Rochelle at Tinfoil + Raccoon’s written about her recent visit to the Second Life world. Looks like she was there when I was!
She raises a lot of issues about the whole experience of SL for a newbie and the idea of having a library in the SL world, and the post has generated some almost heated comments.
I hadn’t thought much about it before, but there are so many parallels between visiting a virtual world for the first time and visiting a library as someone who is completely unfamiliar with the “interface” and unsure what one can expect. Rochelle: “For me, my first visit to SL was too much like a visit to a real library might be for most users–too hard to use.”
All the questions of relevance to users are replicated in SL, too, as they are in RL. I think that all libraries are currently facing the question of relevance - how do we stay relevant to our users, and more importantly, how do we stay relevant? I was thinking about this after reading Rochelle’s post, and then I read David Weinberger’s blog and his comment on librarianship as a viable profession for the future:
“…there will be a big demand for people who can help us find, understand and reuse information (or, as I like to think of it, create an infrastructure of meaning). We’re going to need lots of help thinking through systems that will enable multiple orders to emerge from the behaviors of distributed groups. Something like that.”

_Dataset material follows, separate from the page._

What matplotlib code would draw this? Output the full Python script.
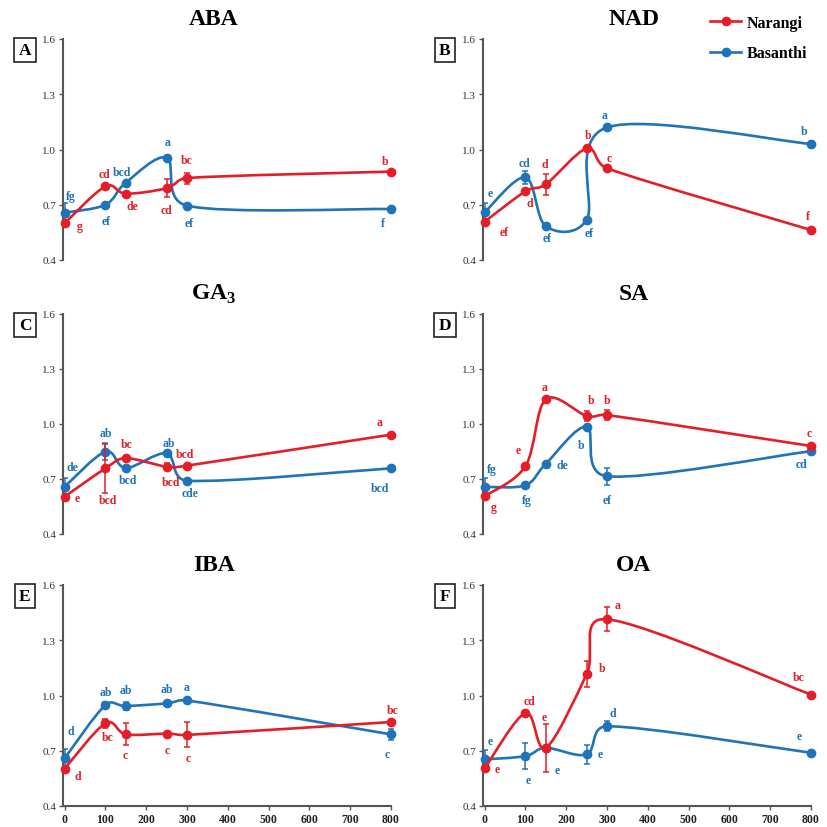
import numpy as np
import matplotlib
matplotlib.use("Agg")
from matplotlib import pyplot as plt
from matplotlib.path import Path
from matplotlib.patches import PathPatch
from matplotlib.lines import Line2D

plt.rcParams['font.family'] = ['Liberation Serif', 'DejaVu Serif']
plt.rcParams['mathtext.fontset'] = 'custom'
plt.rcParams['mathtext.rm'] = 'Liberation Serif'
plt.rcParams['mathtext.bf'] = 'Liberation Serif:bold'

# concentrations on the x axis
conc = [0, 100, 150, 250, 300, 800]
titles = ['ABA', 'NAD', r'GA$_\mathbf{3}$', 'SA', 'IBA', 'OA']
panel_tags = ['A', 'B', 'C', 'D', 'E', 'F']

aba_nar = [0.600, 0.800, 0.760, 0.790, 0.845, 0.880]
aba_bas = [0.657, 0.700, 0.820, 0.956, 0.695, 0.677]
aba_nar_err = [0, 0, 0, 0.05, 0.03, 0]
aba_bas_err = [0.05, 0, 0, 0, 0, 0]
aba_nar_let = ['g', 'cd', 'de', 'cd', 'bc', 'b']
aba_bas_let = ['fg', 'ef', 'bcd', 'a', 'ef', 'f']

nad_nar = [0.608, 0.773, 0.811, 1.006, 0.898, 0.563]
nad_bas = [0.659, 0.849, 0.583, 0.619, 1.120, 1.030]
nad_nar_err = [0, 0, 0.056, 0, 0, 0]
nad_bas_err = [0.05, 0.035, 0, 0, 0, 0]
nad_nar_let = ['ef', 'd', 'd', 'b', 'c', 'f']
nad_bas_let = ['e', 'cd', 'ef', 'ef', 'a', 'b']

ga3_nar = [0.604, 0.758, 0.813, 0.767, 0.773, 0.942]
ga3_bas = [0.658, 0.849, 0.760, 0.840, 0.691, 0.758]
ga3_nar_err = [0, 0.133, 0, 0.02, 0, 0]
ga3_bas_err = [0.05, 0.047, 0, 0, 0, 0]
ga3_nar_let = ['e', 'bcd', 'bc', 'bcd', 'bcd', 'a']
ga3_bas_let = ['de', 'ab', 'bcd', 'ab', 'cde', 'bcd']

sa_nar = [0.606, 0.770, 1.135, 1.044, 1.049, 0.880]
sa_bas = [0.657, 0.666, 0.783, 0.985, 0.715, 0.852]
sa_nar_err = [0, 0, 0.015, 0.025, 0.025, 0]
sa_bas_err = [0.05, 0, 0, 0, 0.047, 0]
sa_nar_let = ['g', 'e', 'a', 'b', 'b', 'c']
sa_bas_let = ['fg', 'fg', 'de', 'b', 'ef', 'cd']

iba_nar = [0.603, 0.849, 0.789, 0.793, 0.786, 0.856]
iba_bas = [0.659, 0.948, 0.943, 0.957, 0.973, 0.789]
iba_nar_err = [0, 0.025, 0.06, 0, 0.068, 0]
iba_bas_err = [0.05, 0.015, 0.02, 0.015, 0, 0.03]
iba_nar_let = ['d', 'bc', 'c', 'c', 'c', 'bc']
iba_bas_let = ['d', 'ab', 'ab', 'ab', 'a', 'c']

oa_nar = [0.604, 0.905, 0.716, 1.116, 1.414, 1.005]
oa_bas = [0.653, 0.671, 0.716, 0.680, 0.833, 0.689]
oa_nar_err = [0, 0, 0.13, 0.069, 0.065, 0]
oa_bas_err = [0.05, 0.072, 0, 0.05, 0.028, 0]
oa_nar_let = ['e', 'cd', 'e', 'b', 'a', 'bc']
oa_bas_let = ['e', 'e', 'e', 'e', 'd', 'e']

nar_series = [aba_nar, nad_nar, ga3_nar, sa_nar, iba_nar, oa_nar]
bas_series = [aba_bas, nad_bas, ga3_bas, sa_bas, iba_bas, oa_bas]
nar_errs = [aba_nar_err, nad_nar_err, ga3_nar_err, sa_nar_err, iba_nar_err, oa_nar_err]
bas_errs = [aba_bas_err, nad_bas_err, ga3_bas_err, sa_bas_err, iba_bas_err, oa_bas_err]
nar_lets = [aba_nar_let, nad_nar_let, ga3_nar_let, sa_nar_let, iba_nar_let, oa_nar_let]
bas_lets = [aba_bas_let, nad_bas_let, ga3_bas_let, sa_bas_let, iba_bas_let, oa_bas_let]

# letter offsets from each point, in pixels (dx, dy)
nar_offs = [
    [(15, -3), (-1, 12), (7, -12), (0, -22), (0, 18), (-6, 11)],
    [(19, -10), (4, -12), (-1, 20), (1, 13), (2, 10), (-3, 14)],
    [(13, -1), (3, -32), (1, 14), (4, -15), (-2, 12), (-11, 13)],
    [(9, -11), (-7, 16), (-1, 12), (4, 16), (0, 15), (-2, 13)],
    [(13, -7), (2, -14), (-1, -21), (1, -16), (1, -23), (2, 12)],
    [(13, -1), (4, 12), (-2, 31), (15, 6), (11, 14), (-12, 18)],
]
bas_offs = [
    [(6, 17), (1, -16), (-4, 11), (1, 16), (2, -17), (-8, -14)],
    [(6, 19), (-1, 14), (1, -12), (3, -13), (-2, 12), (-7, 13)],
    [(8, 20), (0, 19), (2, -12), (2, 10), (3, -12), (-11, -20)],
    [(7, 18), (1, -15), (17, -1), (-6, -18), (0, -24), (-9, -13)],
    [(6, 27), (0, 13), (0, 16), (0, 14), (0, 13), (-4, -20)],
    [(6, 18), (3, -24), (11, -22), (14, 0), (6, 13), (-12, 17)],
]

RED = '#E41E28'
BLUE = '#1F73B8'
AXC = '#555555'


def smooth_path(ax, xs, ys):
    # Excel-like smoothed line, built in display space then mapped back
    pts = ax.transData.transform(np.column_stack([xs, ys]))
    n = len(pts)
    verts = [pts[0]]
    codes = [Path.MOVETO]
    for i in range(n - 1):
        p0 = pts[i - 1] if i > 0 else pts[i]
        p1, p2 = pts[i], pts[i + 1]
        p3 = pts[i + 2] if i + 2 < n else pts[i + 1]
        d12 = np.hypot(*(p2 - p1))
        d02 = np.hypot(*(p2 - p0))
        d13 = np.hypot(*(p3 - p1))
        f1 = 1 / 6 if d02 / 6 < d12 / 2 else d12 / (2 * d02)
        f2 = 1 / 6 if d13 / 6 < d12 / 2 else d12 / (2 * d13)
        c1 = p1 + (p2 - p0) * f1
        c2 = p2 - (p3 - p1) * f2
        verts += [c1, c2, p2]
        codes += [Path.CURVE4] * 3
    verts = ax.transData.inverted().transform(np.array(verts))
    return Path(verts, codes)


fig = plt.figure(figsize=(8.28, 8.28), dpi=100)
W = 828.0
lefts = [63, 483]
rows = [(40, 261), (315, 535), (586, 807)]

for k in range(6):
    r, c = divmod(k, 2)
    top, bot = rows[r]
    ax = fig.add_axes([lefts[c] / W, 1 - bot / W, 328 / W, (bot - top) / W])
    ax.set_xlim(-4, 800)
    ax.set_ylim(0.4, 1.6)
    for s in ['top', 'right']:
        ax.spines[s].set_visible(False)
    ax.spines['left'].set_color(AXC)
    ax.spines['left'].set_linewidth(1.5)
    ax.set_yticks([0.4, 0.7, 1.0, 1.3, 1.6])
    ax.set_yticklabels(['0.4', '0.7', '1.0', '1.3', '1.6'], fontsize=8, color='#333333')
    ax.tick_params(axis='y', length=3, width=1, color=AXC, pad=2)
    if r < 2:
        ax.spines['bottom'].set_visible(False)
        ax.set_xticks([])
    else:
        ax.spines['bottom'].set_color(AXC)
        ax.spines['bottom'].set_linewidth(1.5)
        ax.set_xticks(range(0, 801, 100))
        ax.set_xticklabels([str(v) for v in range(0, 801, 100)], fontsize=8.5,
                           fontweight='bold', color='#222222')
        ax.tick_params(axis='x', length=3, width=1, color=AXC, pad=2)

    ax.text(0.46, 1.095, titles[k], transform=ax.transAxes, ha='center', va='center',
            fontsize=17, fontweight='bold')
    ax.text(-0.116, 0.95, panel_tags[k], transform=ax.transAxes, ha='center', va='center',
            fontsize=12.5, fontweight='bold',
            bbox=dict(boxstyle='square,pad=0.25', fc='white', ec='#222222', lw=1.2))

    for ys, err, lets, offs, col, z in [
            (bas_series[k], bas_errs[k], bas_lets[k], bas_offs[k], BLUE, 3),
            (nar_series[k], nar_errs[k], nar_lets[k], nar_offs[k], RED, 4)]:
        patch = PathPatch(smooth_path(ax, conc, ys), fill=False, edgecolor=col,
                          lw=1.9, zorder=z, clip_on=False, capstyle='round')
        ax.add_patch(patch)
        ax.plot(conc, ys, 'o', color=col, ms=6, zorder=z + 0.5, clip_on=False)
        ex = [x for x, e in zip(conc, err) if e > 0]
        ey = [y for y, e in zip(ys, err) if e > 0]
        ee = [e for e in err if e > 0]
        if ee:
            ax.errorbar(ex, ey, yerr=ee, fmt='none', ecolor=col, elinewidth=1.1,
                        capsize=2.5, capthick=1.1, zorder=z, clip_on=False)
        for x, y, t, (dx, dy) in zip(conc, ys, lets, offs):
            ax.annotate(t, (x, y), xytext=(dx, dy), textcoords='offset pixels',
                        ha='center', va='center', color=col, fontsize=8.5,
                        fontweight='bold', zorder=6, annotation_clip=False)

handles = [Line2D([], [], color=RED, lw=1.9, marker='o', ms=6),
           Line2D([], [], color=BLUE, lw=1.9, marker='o', ms=6)]
fig.legend(handles, ['Narangi', 'Basanthi'], loc='center left',
           bbox_to_anchor=(696 / W, 1 - 39 / W), frameon=False,
           prop=dict(family='Liberation Serif', weight='bold', size=11.5),
           handlelength=1.9, handletextpad=0.35, labelspacing=0.9)

fig.savefig('out.png', dpi=100)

(I’m glad that some people have such positive views of my profession!)
After reading David Weinberger, I then pondered Meredith’s post on how difficult it is for students (and not just students, I suspect!) to verify the validity and veracity of information they find online. Yesterday I had the case of the student whose references for his/her PhD candidacy were almost 100% from Wikipedia. Obviously we’re not reaching everyone we should be reaching…
What role can RL libraries play for our users in the 21st century? I don’t think there’s any other profession that is better placed to play this information navigator/broker role but we need to make sure we’re keeping up with all the changes in the online world. And not just keeping up - how do we lead and push things in the directions we want them to go?
Hmm… I didn’t mean for this post to turn into a running commentary on What CW’s Been Reading in the Blogosphere. (Or should that be CW’s Messy Mind.)